Bozena (1875) zeigt eine tschechische Magd in ihrer urwüchsigen Nächstenliebe und zugleich in ihrem plebejischen Selbstbewusstsein. Neben der humorvoll-autobiographischen Erzählung Lotti, die Uhrmacherin (1880) veröffentlichte E.-E. beachtenswerte Aphorismen (1880).
Die Dorf- und Schlossgeschichten (1883) sowie Neue Dorf- und Schlossgeschichten (1886) verzeichnen den Höhepunkt ihrer belletristischen Produktion. Krambambuli problematisiert die Anthropomorphisierung des domestizierten Tieres. Das Gemeindekind (1887) gestaltet an zwei Geschwistern aus dem Lumpenproletariat entgegengesetzte und sich zugleich ergänzende Varianten der Entsagung. In Thematik und Heldenwahl dem Naturalismus ähnlich, bleibt E.-E.s Prosa von dessen Ästhetik unbeeinflusst.
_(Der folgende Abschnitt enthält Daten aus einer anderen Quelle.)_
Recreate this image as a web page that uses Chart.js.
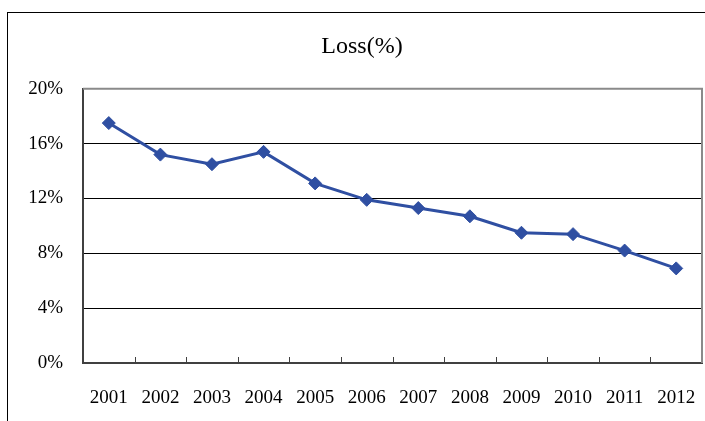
<!DOCTYPE html>
<html>
<head>
<meta charset="utf-8">
<script src="https://cdn.jsdelivr.net/npm/chart.js@4/dist/chart.umd.min.js"></script>
<style>
  html, body { margin: 0; padding: 0; background: #fff; }
  #wrap { width: 705px; height: 421px; }
</style>
</head>
<body>
<div id="wrap"><canvas id="c" width="705" height="421"></canvas></div>
<script>
// Annual loss rate, percent
const years = ['2001', '2002', '2003', '2004', '2005', '2006', '2007', '2008', '2009', '2010', '2011', '2012'];
const lossPct = [17.5, 15.2, 14.5, 15.4, 13.1, 11.9, 11.3, 10.7, 9.5, 9.4, 8.2, 6.9];
const yMin = 0;
const yMax = 20;
const yStep = 4;

const serif = "'Liberation Serif', 'Times New Roman', serif";
const lineBlue = '#2F4FA2';

// White page, outer chart frame, plot frame and inward category ticks
const framePlugin = {
  id: 'frame',
  beforeDraw(chart) {
    const ctx = chart.ctx;
    ctx.save();
    ctx.fillStyle = '#fff';
    ctx.fillRect(0, 0, chart.width, chart.height);
    ctx.strokeStyle = '#000';
    ctx.lineWidth = 1;
    ctx.strokeRect(7.5, 12.5, chart.width + 20, chart.height + 20);
    ctx.restore();
  },
  beforeDatasetsDraw(chart) {
    const { ctx, chartArea: a, scales: { x } } = chart;
    ctx.save();
    ctx.strokeStyle = '#8a8a8a';
    ctx.lineWidth = 2;
    ctx.beginPath();
    ctx.moveTo(a.left, a.top);
    ctx.lineTo(a.right, a.top);
    ctx.lineTo(a.right, a.bottom);
    ctx.stroke();
    ctx.strokeStyle = '#404040';
    ctx.lineWidth = 1;
    ctx.beginPath();
    for (let i = 1; i < years.length; i++) {
      const px = Math.round((x.getPixelForValue(i - 1) + x.getPixelForValue(i)) / 2) + 0.5;
      ctx.moveTo(px, a.bottom);
      ctx.lineTo(px, a.bottom - 6);
    }
    ctx.stroke();
    ctx.restore();
  }
};

new Chart(document.getElementById('c'), {
  type: 'line',
  data: {
    labels: years,
    datasets: [{
      data: lossPct,
      borderColor: lineBlue,
      backgroundColor: lineBlue,
      borderWidth: 3,
      pointStyle: 'rectRot',
      pointRadius: 6.5,
      pointBorderWidth: 1,
      pointBorderColor: lineBlue,
      pointBackgroundColor: lineBlue,
      tension: 0,
      fill: false
    }]
  },
  options: {
    responsive: false,
    animation: false,
    devicePixelRatio: 1,
    layout: { autoPadding: false, padding: { left: 22, right: 3, top: 0, bottom: 0 } },
    plugins: {
      legend: { display: false },
      tooltip: { enabled: false },
      title: {
        display: true,
        text: 'Loss(%)',
        color: '#000',
        font: { family: serif, size: 24, weight: 'normal' },
        padding: { top: 32, bottom: 28 }
      }
    },
    scales: {
      x: {
        type: 'category',
        offset: true,
        grid: { display: false },
        border: { display: true, color: '#404040', width: 2 },
        ticks: {
          color: '#000',
          padding: 16,
          maxRotation: 0,
          autoSkip: false,
          font: { family: serif, size: 19 }
        },
        afterFit(scale) {
          scale.height = 58;
          scale.paddingLeft = 0;
          scale.paddingRight = 0;
        }
      },
      y: {
        min: yMin,
        max: yMax,
        ticks: {
          stepSize: yStep,
          color: '#000',
          padding: 20,
          font: { family: serif, size: 19 },
          callback: (v) => v + '%'
        },
        grid: {
          drawTicks: false,
          color: (c) => (c.tick && c.tick.value === yMax) ? 'rgba(0,0,0,0)' : '#000',
          lineWidth: 1
        },
        border: { display: true, color: '#404040', width: 2 },
        afterFit(scale) {
          scale.width = 61;
          scale.paddingTop = 0;
          scale.paddingBottom = 0;
        }
      }
    }
  },
  plugins: [framePlugin]
});
</script>
</body>
</html>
Besondere Beachtung verdienen die autobiographischen Schriften (Meine Kinderjahre, 1906).
1898 erhielt E.-E. den höchsten Zivilorden Österreichs, das Ehrenkreuz für Kunst und Literatur. 1900 wurde sie der erste weibliche Ehrendoktor der Wiener Universität. Um die Jahrhundertwende galt sie neben Ferdinand von Saar als eine der größten Schriftsteller Österreichs und als Wegbereiterin der Wiener Moderne.